Mallory is a freshman in college when she meets the woman. She sees her for the first time at the university's gym, immediately entranced by this elegant, older person, whom she later learns is married and works at the school. Before long, they begin a clandestine affair. Self-possessed, successful, brilliant, and aloof, the woman absolutely consumes Mallory, who is still reeling from her mother's death a few months earlier. Mallory retreats from the rest of the world and into a relationship with this melancholy, elusive woman she admires so much yet who can never be fully hers, solidifying a sense of solitude that has both haunted and soothed her as long as she can remember. Years after the affair has ended, Mallory must decide whether to stay safely in this isolation, this constructed loneliness, or to step fully into the world and confront what the woman meant to her, for better or worse.

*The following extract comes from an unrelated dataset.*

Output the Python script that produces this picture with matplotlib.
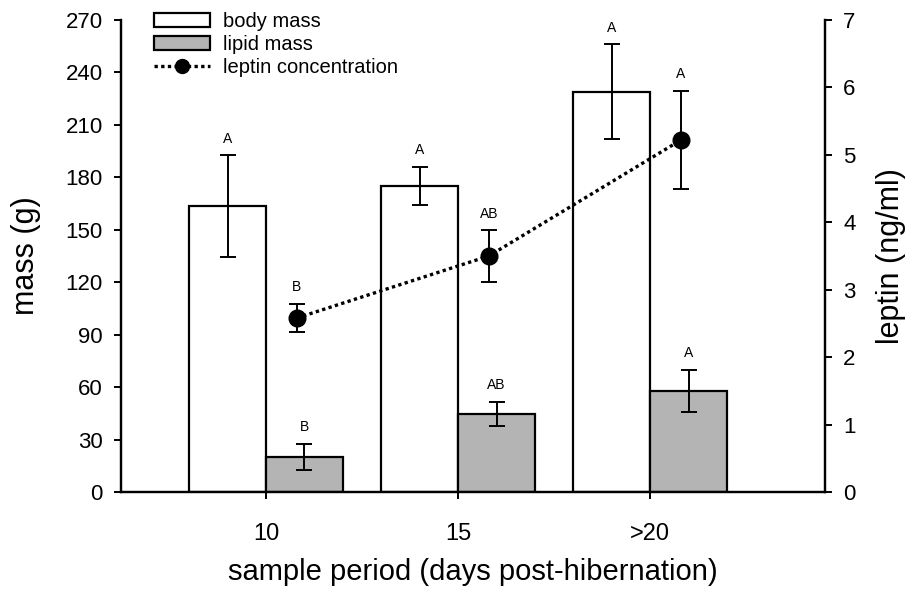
import matplotlib
matplotlib.use("Agg")
import matplotlib.pyplot as plt
import numpy as np
from matplotlib.lines import Line2D
from matplotlib.patches import Patch

plt.rcParams["font.family"] = ["Liberation Sans", "DejaVu Sans"]

# data
categories = ["10", "15", ">20"]
body_mass = [163.5, 175, 229]
body_err = [29, 11, 27]
lipid_mass = [20, 44.5, 58]
lipid_err = [7.5, 7, 12]
leptin = [2.58, 3.50, 5.22]
leptin_err = [0.21, 0.38, 0.73]
body_letters = ["A", "A", "A"]
lipid_letters = ["B", "AB", "A"]
leptin_letters = ["B", "AB", "A"]

xs = np.arange(len(categories))
width = 0.40

fig = plt.figure(figsize=(9.18, 5.97), dpi=100)
ax = fig.add_axes([121 / 918, 1 - 492 / 597, 704 / 918, 472 / 597])
ax2 = ax.twinx()

ax.bar(xs - width / 2, body_mass, width, color="white", edgecolor="black", linewidth=1.6, zorder=2)
ax.bar(xs + width / 2, lipid_mass, width, color="#b4b4b4", edgecolor="black", linewidth=1.6, zorder=2)
ax.errorbar(xs - width / 2, body_mass, yerr=body_err, fmt="none", ecolor="black",
            elinewidth=1.4, capsize=6, capthick=1.4, zorder=3)
ax.errorbar(xs + width / 2, lipid_mass, yerr=lipid_err, fmt="none", ecolor="black",
            elinewidth=1.4, capsize=6, capthick=1.4, zorder=3)

lx = xs + 0.16
ax2.errorbar(lx, leptin, yerr=leptin_err, fmt="none", ecolor="black",
             elinewidth=1.4, capsize=6, capthick=1.4, zorder=3)
ax2.plot(lx, leptin, color="black", linestyle=(0, (1, 1)), linewidth=2.4,
         marker="o", markersize=12, zorder=4)

# significance letters
for x, v, e, t in zip(xs - width / 2, body_mass, body_err, body_letters):
    ax.annotate(t, (x, v + e), xytext=(0, 7), textcoords="offset points",
                ha="center", va="bottom", fontsize=10)
for x, v, e, t in zip(xs + width / 2, lipid_mass, lipid_err, lipid_letters):
    ax.annotate(t, (x, v + e), xytext=(0, 7), textcoords="offset points",
                ha="center", va="bottom", fontsize=10)
for x, v, e, t in zip(lx, leptin, leptin_err, leptin_letters):
    ax2.annotate(t, (x, v + e), xytext=(0, 7), textcoords="offset points",
                 ha="center", va="bottom", fontsize=10)

ax.set_xlim(-0.755, 2.91)
ax.set_ylim(0, 270)
ax.set_yticks(np.arange(0, 271, 30))
ax2.set_ylim(0, 7)
ax2.set_yticks(np.arange(0, 8, 1))
ax.set_xticks(xs)
ax.set_xticklabels(categories)

for a in (ax, ax2):
    a.spines["top"].set_visible(False)
    for s in a.spines.values():
        s.set_linewidth(1.6)
    a.tick_params(direction="out", length=5, width=1.4, labelsize=16, pad=8)
ax.tick_params(axis="x", labelsize=17, pad=17)

ax.set_xlabel("sample period (days post-hibernation)", fontsize=21, labelpad=10)
ax.set_ylabel("mass (g)", fontsize=22, labelpad=18)
ax2.set_ylabel("leptin (ng/ml)", fontsize=22, labelpad=15)

handles = [
    Patch(facecolor="white", edgecolor="black", linewidth=1.6),
    Patch(facecolor="#b4b4b4", edgecolor="black", linewidth=1.6),
    Line2D([0], [0], color="black", linestyle=(0, (1, 1)), linewidth=2.4, marker="o", markersize=10),
]
fig.legend(handles, ["body mass", "lipid mass", "leptin concentration"],
           loc="upper left", bbox_to_anchor=(140 / 918, 1 + 2 / 597), frameon=False,
           fontsize=14.5, handlelength=2.8, handleheight=0.7, handletextpad=0.6,
           labelspacing=0.2, borderpad=0.2)

fig.savefig("out.png", dpi=100)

Is it a uniquely female experience to meet another woman, fall for her brains and beauty and brawn and complications and want to consume her? ... The protagonist in Michelle Hart’s debut novel feels this pull on every page of We Do What We Do in the Dark ... While there’s all this talk about dystopian fiction set in worlds where men no longer exist, Hart has written a realistic world where women do all the talking, to each other, and rarely about the men in their lives. It’s a world that, though a little lachrymose, is still a pleasure to live in ... Hart’s novel does something exceptional that few pieces of fiction have done successfully: She presents the older married professor as not only a complicated figure worthy of desire and suspicion, but makes her a woman too. A weaker novel would’ve made the woman 'the man' instead ... We Do What We Do in the Dark has flashes of Sally Rooney’s Conversations With Friends, or Halle Butler’s The New Me. Sometimes it’s erotic, sometimes it’s devastating. Maybe this is what the new erotic thriller has morphed into in literature — less about the horror of sex and romance and more about the thrill of quiet despair and ruin. But the writing always crackles, written by someone who clearly knows what it’s like to desire another woman in ways you just barely understand.
On the surface, Michelle Hart’s debut novel might fall into the category of a book in which nothing happens. But that’s part of its subterfuge. This story lives up to its title; its meaning lies in its shadows ... While the theme of mothers and daughters overlays this book, it is a camouflage. This is a novel about the specific breed of crippling loneliness that often accompanies burgeoning queer desire ... In the end, this book is not an erotic thriller, nor a comment on #MeToo, nor an elegiac coming-of-age story about surviving a parent’s death. It’s more interesting. We Do What We Do in the Dark is a novel of coming out — not just as a queer woman but as a person. Mallory is sharing her story, embracing her desire and, in doing so, embracing herself.